- _What needs to be done_: Of all the lines here, how many include the string "chart"? Answer with the number only.

******

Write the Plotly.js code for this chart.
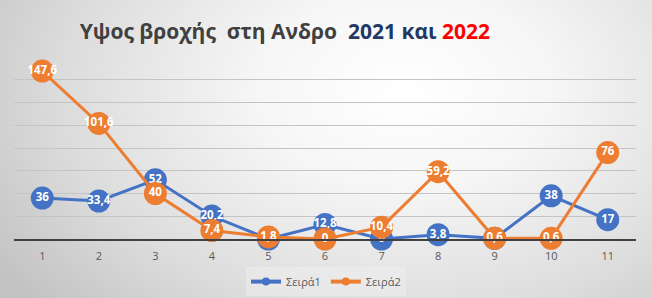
<!DOCTYPE html>
<html>
<head>
<meta charset="utf-8">
<script src="https://cdn.plot.ly/plotly-3.0.1.min.js"></script>
<style>
html,body{margin:0;padding:0;}
#chart{width:652px;height:298px;background:radial-gradient(ellipse 75% 110% at 62% 30%, #ffffff 0%, #f6f6f6 30%, #dcdcdc 70%, #c2c2c2 100%);}
</style>
</head>
<body>
<div id="chart"></div>
<script>
const categories = ["1","2","3","4","5","6","7","8","9","10","11"];
const xPos = [1,2,3,4,5,6,7,8,9,10,11];
const seriesNames = ["Σειρά1","Σειρά2"];
const series1 = [36, 33.4, 52, 20.2, 0, 12.8, 0, 3.8, 0.6, 38, 17];
const series2 = [147.6, 101.6, 40, 7.4, 1.8, 0, 10.4, 59.2, 0.6, 0.6, 76];
const colors = ["#4472C4", "#ED7D31"];

function fmt(v){ return String(v).replace('.', ','); }

const font = "'Open Sans', 'Noto Sans', sans-serif";

function mk(name, ys, color){
  return {
    type:'scatter', mode:'lines+markers+text', name:name, showlegend:false,
    x:xPos, y:ys, text:ys.map(fmt),
    textposition:'middle center',
    textfont:{color:'#ffffff', size:11.5, family:font, weight:'bold'},
    line:{color:color, width:3},
    marker:{color:color, size:23},
    cliponaxis:false
  };
}
function legendEntry(name, color){
  return {
    type:'scatter', mode:'lines+markers', name:name,
    x:[null], y:[null],
    line:{color:color, width:4},
    marker:{color:color, size:8}
  };
}

const data = [
  mk(seriesNames[0], series1, colors[0]),
  mk(seriesNames[1], series2, colors[1]),
  legendEntry(seriesNames[0], colors[0]),
  legendEntry(seriesNames[1], colors[1])
];

const layout = {
  width:652, height:298,
  paper_bgcolor:'rgba(0,0,0,0)', plot_bgcolor:'rgba(0,0,0,0)',
  margin:{l:14, r:16, t:57, b:59},
  font:{family:font, color:'#595959'},
  title:{
    text:'<span style="color:#404040">Υψος βροχής&nbsp; στη Ανδρο&nbsp; </span><span style="color:#1F3864">2021 και </span><span style="color:#FF0000">2022</span>',
    font:{family:font, size:21, weight:'bold'},
    xref:'container', x:0.437, xanchor:'center',
    yref:'container', y:0.895, yanchor:'middle'
  },
  xaxis:{
    range:[0.5, 11.5], tickvals:xPos, ticktext:categories,
    showgrid:false, zeroline:false,
    showline:true, linecolor:'#404040', linewidth:2,
    ticks:'', tickfont:{size:11, color:'#595959'}, ticklabelstandoff:6
  },
  yaxis:{
    range:[0,160], dtick:20, showticklabels:false,
    gridcolor:'#c4c4c4', gridwidth:1, zeroline:false, showline:false, ticks:''
  },
  showlegend:true,
  legend:{
    orientation:'h', x:0.5, xanchor:'center', xref:'container',
    y:0.055, yref:'container', yanchor:'middle',
    bgcolor:'rgba(240,240,240,0.5)', font:{size:11, color:'#595959'},
    itemwidth:30
  }
};

Plotly.newPlot('chart', data, layout, {displayModeBar:false, staticPlot:true});
</script>
</body>
</html>
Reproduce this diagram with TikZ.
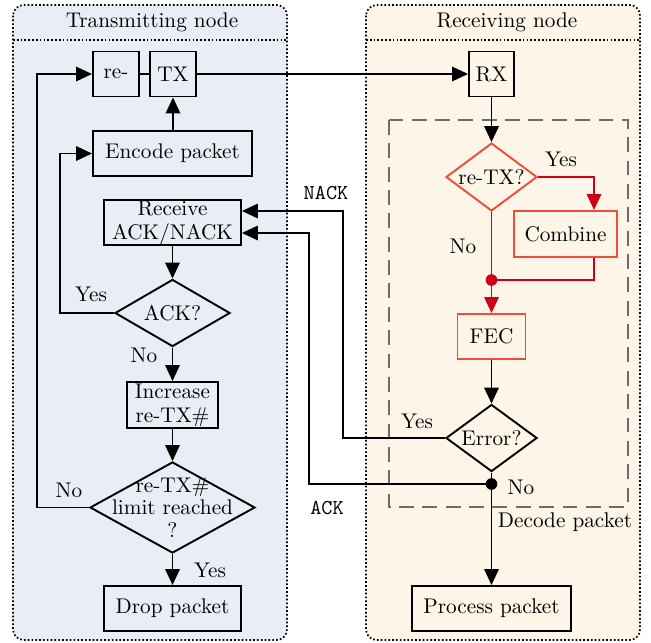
\documentclass[tikz,border=0pt]{standalone}
\usetikzlibrary{shapes.geometric,arrows.meta}
\definecolor{txfill}{RGB}{233,237,246}
\definecolor{rxfill}{RGB}{253,245,232}
\definecolor{redline}{RGB}{208,0,27}
\definecolor{redbox}{RGB}{240,76,56}
\begin{document}
\begin{tikzpicture}[x=0.471pt,y=-0.471pt,
  panel/.style={draw,densely dotted,line width=0.8pt,rounded corners=5pt},
  sep/.style={densely dotted,line width=0.8pt},
  box/.style={draw,line width=0.9pt,rectangle,inner sep=0pt,minimum height=21.2pt},
  rbox/.style={box,draw=redbox},
  dia/.style={draw,line width=0.9pt,diamond,inner sep=0pt},
  rdia/.style={dia,draw=redbox},
  arr/.style={line width=0.9pt,-{Triangle[length=7.5pt,width=6.8pt]}},
  rarr/.style={arr,draw=redline,color=redline},
  ln/.style={line width=0.9pt},
  rln/.style={ln,draw=redline},
  lab/.style={font=\normalsize},
  ttlab/.style={font=\ttfamily},
  dot/.style={circle,fill,inner sep=0pt,minimum size=5.5pt},
  ml/.style={align=center,font=\fontsize{10}{11.3}\selectfont}
]
\useasboundingbox (0,0) rectangle (651,642);
% panels
\path[panel,fill=txfill] (13,5) rectangle (287,640);
\draw[sep] (13,40) -- (287,40);
\node[lab] (ttitle) at (152,22) {Transmitting node};
\path[panel,fill=rxfill] (366,5) rectangle (640,640);
\draw[sep] (366,40) -- (640,40);
\node[lab] (rtitle) at (507,22) {Receiving node};
% dashed region
\draw[dashed,gray!85!black,line width=0.7pt,dash pattern=on 7pt off 4pt] (389,120) rectangle (628,507);
\node[lab] (decl) at (565,522) {Decode packet};

% left nodes
\node[box,minimum width=21.7pt] (re) at (116,74) {re-};
\node[box,minimum width=21.7pt] (tx) at (173,74) {TX};
\node[box,minimum width=74.9pt] (enc) at (172.5,153.5) {Encode packet};
\node[box,minimum width=64.5pt,ml] (recv) at (172.5,222.5) {Receive\\ACK/NACK};
\node[dia,minimum width=54.2pt,minimum height=31.6pt,label={[lab]center:ACK?}] (ack) at (172.5,313) {};
\node[box,minimum width=42.9pt,minimum height=21.7pt,ml] (inc) at (172.5,405) {Increase\\re-TX\#};
\node[dia,minimum width=77.7pt,minimum height=42.9pt] (lim) at (172.5,507.5) {};
\node[align=center,font=\fontsize{10}{10.6}\selectfont] (limt) at (lim.center) {re-TX\#\\limit reached\\?};
\node[box,minimum width=64.5pt] (drop) at (172.5,608.5) {Drop packet};

% right nodes
\node[box,minimum width=21.2pt] (rx) at (491.5,74) {RX};
\node[rdia,minimum width=42.9pt,minimum height=32pt,label={[lab]center:re-TX?}] (retx) at (491.5,177) {};
\node[rbox,minimum width=48.5pt,minimum height=21.7pt] (comb) at (565.5,234) {Combine};
\node[rbox,minimum width=32pt,minimum height=21.2pt] (fec) at (491.5,336.5) {FEC};
\node[dia,minimum width=42.9pt,minimum height=31.6pt,label={[lab]center:Error?}] (err) at (491.5,438) {};
\node[box,minimum width=74.9pt] (proc) at (491.5,608.5) {Process packet};
\node[dot,redline] (rdot) at (491.5,280) {};
\node[dot] (bdot) at (491.5,484) {};

% coordinates
\coordinate (c1) at (37,74);
\coordinate (c2) at (37,507.5);
\coordinate (c3) at (60,313);
\coordinate (c4) at (60,153.5);
\coordinate (c5) at (343,438);
\coordinate (c6) at (343,211);
\coordinate (c7) at (309,484);
\coordinate (c8) at (309,233);
\coordinate (c9) at (594,177);
\coordinate (c10) at (594,280);

% left connectors
\draw[ln] (re.east) -- (tx.west);
\draw[arr] (enc.north -| tx) -- (tx.south);
\draw[arr] (recv) -- (ack.north);
\draw[arr] (ack.south) -- (inc.north);
\draw[arr] (inc.south) -- (lim.north);
\draw[arr] (lim.south) -- (drop.north);
\draw[arr] (lim.west) -- (c2) -- (c1) -- (re.west);
\draw[arr] (ack.west) -- (c3) -- (c4) -- (enc.west);
\node[lab] (lno) at (69,490) {No};
\node[lab] (lyes) at (91,294) {Yes};
\node[lab] (ano) at (144,355) {No};
\node[lab] (lyes2) at (210,570) {Yes};

% cross connectors
\draw[arr] (tx.east) -- (rx.west);
\draw[arr] (err.west) -- (c5) -- (c6) -- (recv.east |- c6);
\draw[arr] (bdot.center) -- (c7) -- (c8) -- (recv.east |- c8);
\node[ttlab] (nack) at (326,193) {NACK};
\node[ttlab] (ackl) at (327,508) {ACK};
\node[lab] (eyes) at (417,421) {Yes};
\node[lab] (eno) at (521,487) {No};

% right connectors
\draw[arr] (rx.south) -- (retx.north);
\draw[rarr] (retx.east) -- (c9) -- (comb.north -| c9);
\draw[rln] (comb.south -| c9) -- (c10) -- (rdot.center);
\draw[rln] (retx.south) -- (rdot.center);
\draw[rarr] (rdot.center) -- (fec.north);
\node[lab] (ryes) at (561,159) {Yes};
\node[lab] (rno) at (463,246) {No};
\draw[arr] (fec.south) -- (err.north);
\draw[ln] (err.south) -- (bdot.center);
\draw[arr] (bdot.center) -- (proc.north);
\end{tikzpicture}
\end{document}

******

- _Output for this task_: 4